The treatment main effect is 0.02. This represents the difference in odds of oncholysis in the Terbinafine group compared to Itraconazole at baseline. The coefficient, 0.02, is approximately equal to 1.02 when exponentiated. This suggests that the odds of oncholysis are 2% higher in the drug group compared to the Terbinafine group while holding time constant. However, this effect is not statistically significant.
The time main effect is -0.18. This coefficient represents the change in odds of oncholysis for each 1-unit increase in time for the Itraconazole group. The exponentiated coefficient is approximately equal to 0.84 and suggests that each 1-unit increase in time is associated with a 16% decrease in the odds of oncholysis. This effect is statisitically significant and suggests improvement in the odds of oncholysis over time.

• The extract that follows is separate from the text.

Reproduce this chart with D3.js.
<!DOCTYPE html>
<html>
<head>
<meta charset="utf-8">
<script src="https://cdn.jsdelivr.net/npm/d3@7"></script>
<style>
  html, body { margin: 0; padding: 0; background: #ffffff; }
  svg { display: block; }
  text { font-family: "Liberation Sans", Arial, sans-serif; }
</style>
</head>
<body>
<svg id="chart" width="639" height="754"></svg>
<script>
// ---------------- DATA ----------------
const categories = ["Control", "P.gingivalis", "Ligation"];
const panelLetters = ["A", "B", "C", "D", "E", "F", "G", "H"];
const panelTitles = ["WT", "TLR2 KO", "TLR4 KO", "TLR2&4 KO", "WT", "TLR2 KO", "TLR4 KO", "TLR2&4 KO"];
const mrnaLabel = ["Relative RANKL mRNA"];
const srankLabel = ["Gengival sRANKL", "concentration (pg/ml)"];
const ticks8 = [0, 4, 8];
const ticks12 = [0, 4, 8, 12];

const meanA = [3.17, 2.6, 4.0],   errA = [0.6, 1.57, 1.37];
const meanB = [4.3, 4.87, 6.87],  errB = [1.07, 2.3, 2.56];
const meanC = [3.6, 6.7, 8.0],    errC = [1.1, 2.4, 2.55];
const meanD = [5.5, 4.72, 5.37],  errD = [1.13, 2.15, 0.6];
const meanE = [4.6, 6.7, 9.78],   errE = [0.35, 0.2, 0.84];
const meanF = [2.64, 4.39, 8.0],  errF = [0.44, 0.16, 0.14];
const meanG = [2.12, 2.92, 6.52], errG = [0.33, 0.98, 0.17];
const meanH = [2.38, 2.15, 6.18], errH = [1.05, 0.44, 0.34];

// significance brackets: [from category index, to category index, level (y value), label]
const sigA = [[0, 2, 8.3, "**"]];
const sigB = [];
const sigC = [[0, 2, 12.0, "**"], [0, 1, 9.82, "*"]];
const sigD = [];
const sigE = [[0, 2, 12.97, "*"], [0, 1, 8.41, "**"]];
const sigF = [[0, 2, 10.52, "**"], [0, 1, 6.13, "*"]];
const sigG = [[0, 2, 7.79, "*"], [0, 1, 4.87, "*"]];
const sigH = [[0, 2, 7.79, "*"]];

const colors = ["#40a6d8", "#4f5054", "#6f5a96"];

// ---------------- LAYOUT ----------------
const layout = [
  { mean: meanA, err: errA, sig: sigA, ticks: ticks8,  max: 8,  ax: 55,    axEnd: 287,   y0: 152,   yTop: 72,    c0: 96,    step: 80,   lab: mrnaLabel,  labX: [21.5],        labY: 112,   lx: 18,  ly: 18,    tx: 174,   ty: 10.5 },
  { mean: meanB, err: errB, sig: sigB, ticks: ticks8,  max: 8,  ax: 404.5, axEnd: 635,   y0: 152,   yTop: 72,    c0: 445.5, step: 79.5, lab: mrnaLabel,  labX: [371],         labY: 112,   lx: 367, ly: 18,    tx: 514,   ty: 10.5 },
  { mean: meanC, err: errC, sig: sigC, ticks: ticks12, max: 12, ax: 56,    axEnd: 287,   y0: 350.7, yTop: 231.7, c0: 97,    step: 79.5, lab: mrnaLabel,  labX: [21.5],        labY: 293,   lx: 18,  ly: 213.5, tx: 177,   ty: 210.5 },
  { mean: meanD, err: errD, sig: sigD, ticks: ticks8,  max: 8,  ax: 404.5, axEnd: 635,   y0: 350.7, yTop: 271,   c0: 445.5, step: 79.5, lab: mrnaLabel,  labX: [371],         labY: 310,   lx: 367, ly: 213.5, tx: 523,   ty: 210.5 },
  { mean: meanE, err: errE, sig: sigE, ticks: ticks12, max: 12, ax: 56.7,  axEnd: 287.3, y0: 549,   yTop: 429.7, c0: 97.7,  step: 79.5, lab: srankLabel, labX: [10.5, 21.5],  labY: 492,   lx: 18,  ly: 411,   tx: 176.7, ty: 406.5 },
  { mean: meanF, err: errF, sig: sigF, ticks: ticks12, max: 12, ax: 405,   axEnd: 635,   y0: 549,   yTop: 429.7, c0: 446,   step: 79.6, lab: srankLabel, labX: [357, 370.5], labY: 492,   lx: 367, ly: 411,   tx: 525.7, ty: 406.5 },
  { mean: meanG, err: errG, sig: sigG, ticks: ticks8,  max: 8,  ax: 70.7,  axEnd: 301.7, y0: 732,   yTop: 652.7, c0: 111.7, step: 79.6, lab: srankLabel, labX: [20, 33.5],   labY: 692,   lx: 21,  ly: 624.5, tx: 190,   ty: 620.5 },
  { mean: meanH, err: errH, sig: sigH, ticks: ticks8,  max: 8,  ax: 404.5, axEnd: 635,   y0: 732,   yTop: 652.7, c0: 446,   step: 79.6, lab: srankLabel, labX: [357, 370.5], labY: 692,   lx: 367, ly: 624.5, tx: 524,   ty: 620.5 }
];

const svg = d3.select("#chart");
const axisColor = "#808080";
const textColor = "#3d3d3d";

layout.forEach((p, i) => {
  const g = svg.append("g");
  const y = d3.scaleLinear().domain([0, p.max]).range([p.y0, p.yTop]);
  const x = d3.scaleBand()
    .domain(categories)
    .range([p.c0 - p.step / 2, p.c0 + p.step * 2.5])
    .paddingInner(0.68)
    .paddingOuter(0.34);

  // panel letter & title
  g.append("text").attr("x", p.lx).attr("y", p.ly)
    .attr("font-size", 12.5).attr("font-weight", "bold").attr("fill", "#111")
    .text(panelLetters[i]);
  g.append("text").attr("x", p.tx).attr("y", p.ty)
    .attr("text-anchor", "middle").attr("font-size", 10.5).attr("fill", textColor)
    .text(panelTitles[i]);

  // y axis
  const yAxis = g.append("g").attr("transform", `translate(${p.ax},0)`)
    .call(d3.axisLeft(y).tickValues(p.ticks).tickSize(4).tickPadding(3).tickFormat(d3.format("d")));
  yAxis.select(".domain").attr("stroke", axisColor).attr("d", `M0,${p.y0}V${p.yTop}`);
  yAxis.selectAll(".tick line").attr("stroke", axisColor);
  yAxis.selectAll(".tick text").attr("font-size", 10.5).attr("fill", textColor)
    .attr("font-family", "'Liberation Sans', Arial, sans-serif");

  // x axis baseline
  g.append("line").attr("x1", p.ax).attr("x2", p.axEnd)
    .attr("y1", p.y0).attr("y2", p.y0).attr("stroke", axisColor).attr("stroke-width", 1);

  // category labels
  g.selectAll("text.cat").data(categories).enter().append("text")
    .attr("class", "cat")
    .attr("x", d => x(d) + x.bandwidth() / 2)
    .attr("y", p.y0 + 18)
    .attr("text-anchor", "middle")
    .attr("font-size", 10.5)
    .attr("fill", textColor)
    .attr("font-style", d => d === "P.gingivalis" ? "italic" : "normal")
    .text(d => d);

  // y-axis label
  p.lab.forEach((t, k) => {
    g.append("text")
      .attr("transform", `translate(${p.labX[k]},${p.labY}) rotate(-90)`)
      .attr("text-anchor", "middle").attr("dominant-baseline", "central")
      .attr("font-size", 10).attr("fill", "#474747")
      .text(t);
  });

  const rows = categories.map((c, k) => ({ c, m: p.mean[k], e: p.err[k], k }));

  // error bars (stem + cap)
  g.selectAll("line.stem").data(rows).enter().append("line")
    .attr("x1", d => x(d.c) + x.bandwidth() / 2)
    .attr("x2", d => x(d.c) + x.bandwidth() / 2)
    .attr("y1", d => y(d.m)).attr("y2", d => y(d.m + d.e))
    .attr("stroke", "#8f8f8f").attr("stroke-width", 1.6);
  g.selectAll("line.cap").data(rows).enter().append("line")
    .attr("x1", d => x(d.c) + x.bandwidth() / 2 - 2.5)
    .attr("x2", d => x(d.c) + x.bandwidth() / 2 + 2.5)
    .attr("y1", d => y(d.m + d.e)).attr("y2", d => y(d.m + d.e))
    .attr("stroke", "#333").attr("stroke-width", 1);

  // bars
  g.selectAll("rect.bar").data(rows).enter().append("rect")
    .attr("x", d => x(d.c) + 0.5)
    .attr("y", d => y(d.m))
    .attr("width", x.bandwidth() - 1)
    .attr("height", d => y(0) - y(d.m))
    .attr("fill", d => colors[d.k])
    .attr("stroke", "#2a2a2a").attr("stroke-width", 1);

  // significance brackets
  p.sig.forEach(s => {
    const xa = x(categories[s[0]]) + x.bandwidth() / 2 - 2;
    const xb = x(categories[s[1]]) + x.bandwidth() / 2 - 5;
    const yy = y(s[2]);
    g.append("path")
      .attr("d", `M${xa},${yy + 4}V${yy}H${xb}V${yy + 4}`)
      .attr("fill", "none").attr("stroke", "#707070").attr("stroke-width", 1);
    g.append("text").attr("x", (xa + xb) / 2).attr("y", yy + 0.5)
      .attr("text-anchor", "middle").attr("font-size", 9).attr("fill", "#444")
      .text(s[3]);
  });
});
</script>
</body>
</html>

The interaction effect is -0.08. This coefficient represents how the time slope in the Terbinafine group differs from the Itraconazole group. The exponentiated coefficient is approximately equal to 0.92 and suggests that the effect of time in the Terbinafine group is 8% lower than that of the Itraconazole group. -0.18 + (-0.08) = -0.26. The exponentiated value of -0.26 is approximately 0.77. This suggests that each 1-unit increase in time is associated with a 23% decrease in the odds of oncholysis in the Terbinafine group. However, this effect is not statistically significant.
# We summarize the inferential results using GEE below: reference is Itracanazole# • Among those assigned to Itraconazole, the odds of severe infection is estimated to be 16% ((1- exp(-.18)) * 100) (95% CI: 21% lower to 11% lower) per month.# • Among those assigned to Terbinafine, the odds of severe infection is estimated to be 23% ((1- exp(-.18 + -0.08)) * 100) lower (95% CI: 29% lower to 15% lower) per month.# • We do not have evidence that the ratio of odds of severe infection over time differs between the two# groups (p = 0.151).